Ok, so I'm trying to delete lines from a text file with java. Currently the way I'm doing this, is I'm keep track of a line number and inputting an index. The index is the line I want deleted. So each time I read a new line of data I increment the line count. Now when I reach the line count that is the same index, I dont write the data to the temporary file. Now this works, but what if for example I'm working with huge files and I have to worry about memory restraints. How can I do this with.. file markers? For example.. place the file marker on the line I want to do delete. Then delete that line? Or is that just too much work?
You could use nio to delete the region of the file that correspond to that line.
EDIT added some hints
By creating a FileChannel
and using a Buffer
, you could open the file, erase the required line by pushing over it the content that come after.
Unfortunatly, I must confess my knowledge of nio stops approximatly here ...

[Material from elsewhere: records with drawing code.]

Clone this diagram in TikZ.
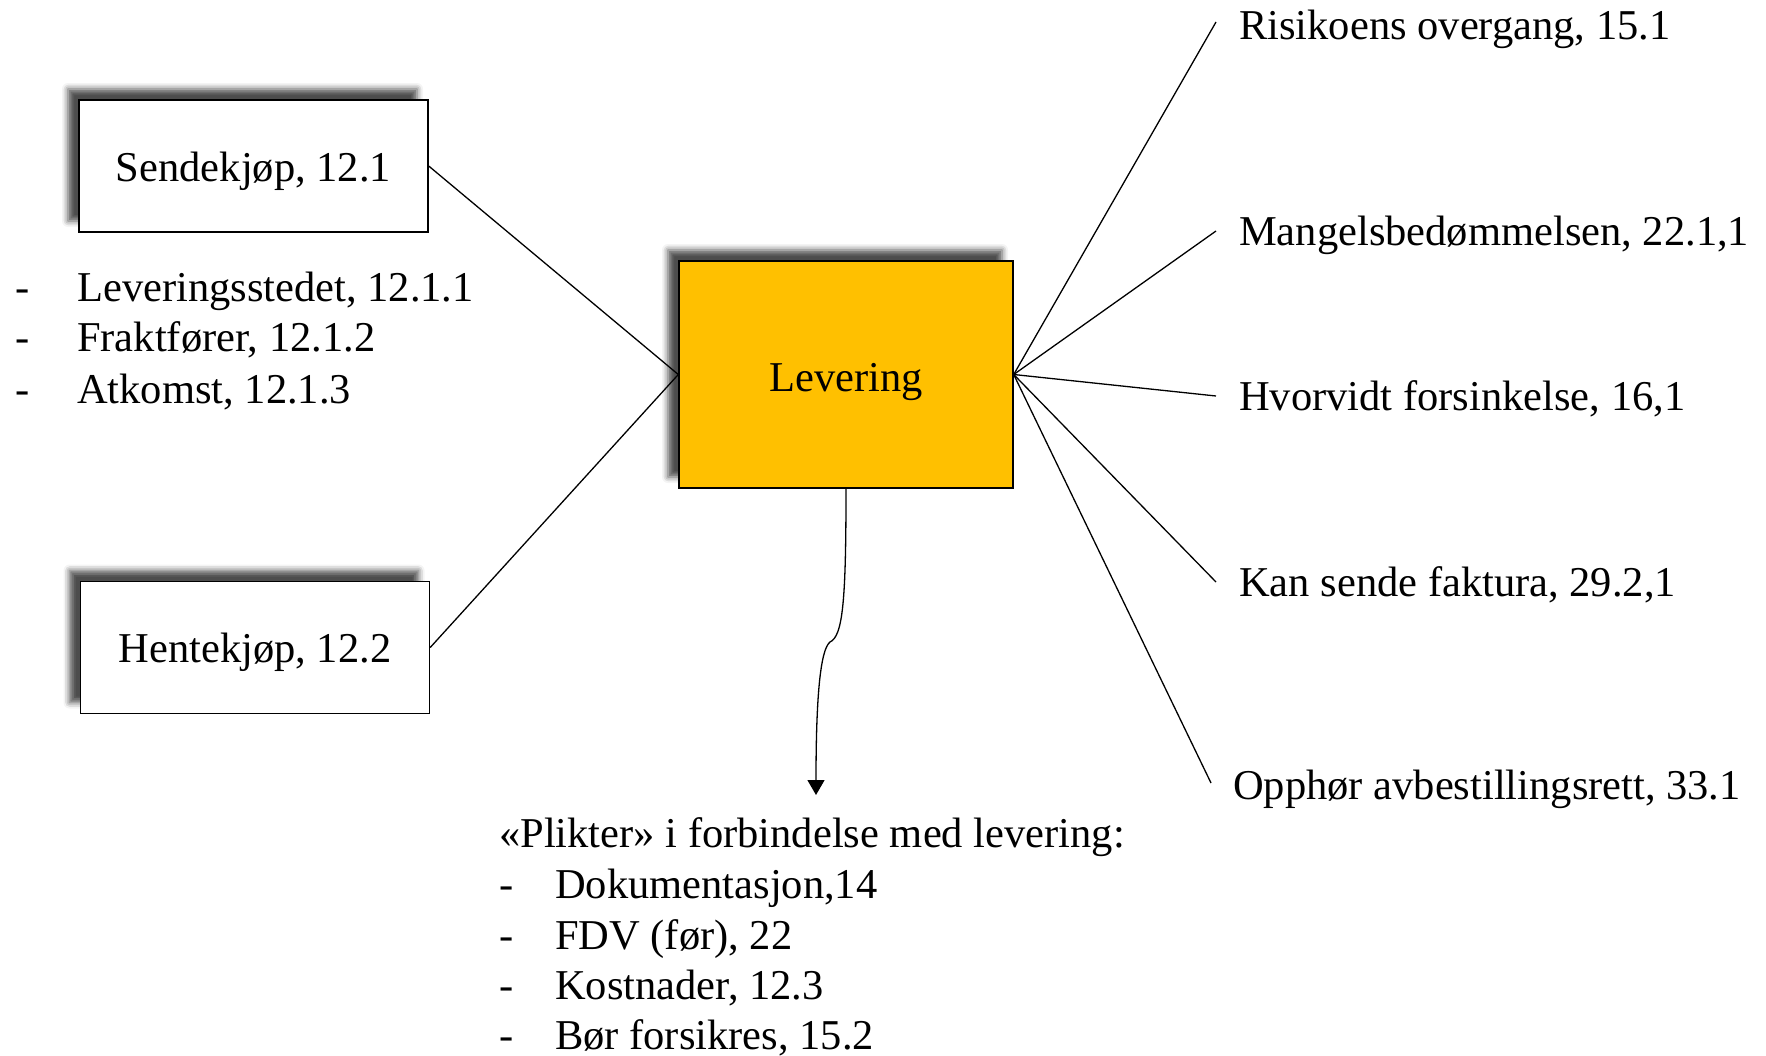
\documentclass[tikz,border=0pt]{standalone}
\usepackage{fontspec}
\setmainfont{Liberation Serif}
\usetikzlibrary{shadows.blur,arrows.meta}
\definecolor{levfill}{RGB}{255,192,0}
\begin{document}
\begin{tikzpicture}[x=1pt,y=-1pt,
  every node/.style={font=\fontsize{42.5}{51}\selectfont},
  box/.style={draw=black,line width=1.4pt,fill=white,minimum width=349pt,minimum height=132pt,
    text height=34pt,text depth=4pt,inner sep=0pt,
    blur shadow={shadow xshift=-11pt,shadow yshift=11pt,shadow blur radius=6pt,shadow opacity=70}},
  txt/.style={anchor=base west,inner sep=0pt},
  conn/.style={draw=black,line width=1.3pt}]
\useasboundingbox (0,0) rectangle (1766,1055);
\node[box] (send) at (253.5,166) {Sendekjøp, 12.1};
\node[box] (hent) at (255,647.5) {Hentekjøp, 12.2};
\node[box,fill=levfill,minimum width=334pt,minimum height=227pt,text height=38pt,text depth=4pt] (lev) at (846,374.5) {Levering};
% left list
\node[txt] (d1) at (15,301) {-};
\node[txt] (l1) at (77,301) {Leveringsstedet, 12.1.1};
\node[txt] (d2) at (15,351) {-};
\node[txt] (l2) at (77,351) {Fraktfører, 12.1.2};
\node[txt] (d3) at (15,403) {-};
\node[txt] (l3) at (77,403) {Atkomst, 12.1.3};
% right texts
\node[txt] (r1) at (1239,39) {Risikoens overgang, 15.1};
\node[txt] (r2) at (1239,245) {Mangelsbedømmelsen, 22.1,1};
\node[txt] (r3) at (1239,410) {Hvorvidt forsinkelse, 16,1};
\node[txt] (r4) at (1239,596) {Kan sende faktura, 29.2,1};
\node[txt] (r5) at (1233,799) {Opphør avbestillingsrett, 33.1};
\coordinate (e1) at (1216,22);
\coordinate (e2) at (1216,231);
\coordinate (e3) at (1216,396);
\coordinate (e4) at (1216,582);
\coordinate (e5) at (1211,783);
% bottom list
\node[txt] (b0) at (499,847) {«Plikter» i forbindelse med levering:};
\node[txt] (bd1) at (499,898) {-};
\node[txt] (b1) at (555,898) {Dokumentasjon,14};
\node[txt] (bd2) at (499,949) {-};
\node[txt] (b2) at (555,949) {FDV (før), 22};
\node[txt] (bd3) at (499,999) {-};
\node[txt] (b3) at (555,999) {Kostnader, 12.3};
\node[txt,text depth=0pt] (bd4) at (499,1049) {-};
\node[txt,text depth=0pt] (b4) at (555,1049) {Bør forsikres, 15.2};
\coordinate (kink) at (830,642);
\coordinate (tip) at (816,795);
% connectors
\draw[conn] (send.east) -- (lev.west);
\draw[conn] (hent.east) -- (lev.west);
\foreach \e in {e1,e2,e3,e4,e5} \draw[conn] (lev.east) -- (\e);
\draw[conn,-{Triangle[width=17pt,length=15pt]}] (lev.south) .. controls (846,600) and (843,636) .. (kink) .. controls (820,650) and (816,700) .. (tip);
\end{tikzpicture}
\end{document}
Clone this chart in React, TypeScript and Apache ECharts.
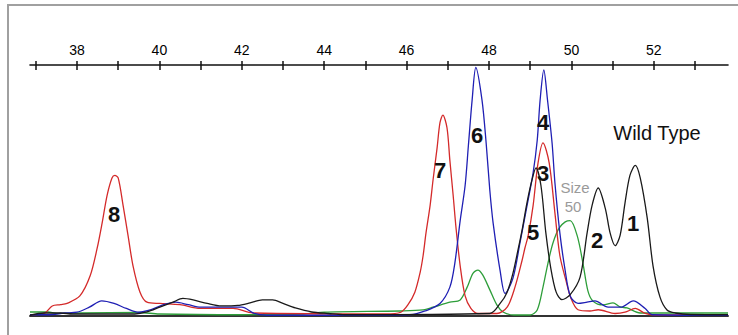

You could use a random access file. Keep a pointer to the byte you are reading and another for the byte you are writing. Fill a buffer with data and as you read it count the lines. If you have nothing to delete reset the channel to the write pointer and output the buffer, then reset the channel to the read pointer. If you find a line to delete, output the buffer to that point at the write index, then increment the read pointer until you find the end of the line, and then output the remainder of your buffer (refilling the buffer as necessary), repeat for each line to be deleted.
Ideally, I would use an ETL tool to perform this kind of batch work. Assuming you do not have access to such a tool, I would recommend gZipping the file first and then read it using java.util.zip.
Here is a good tutorial on how to do it.
Hope this helps!
Don't keep the file in memory, just read it one line at a time and write it out to the temporary file one line at at a time skipping the line that needs to be deleted.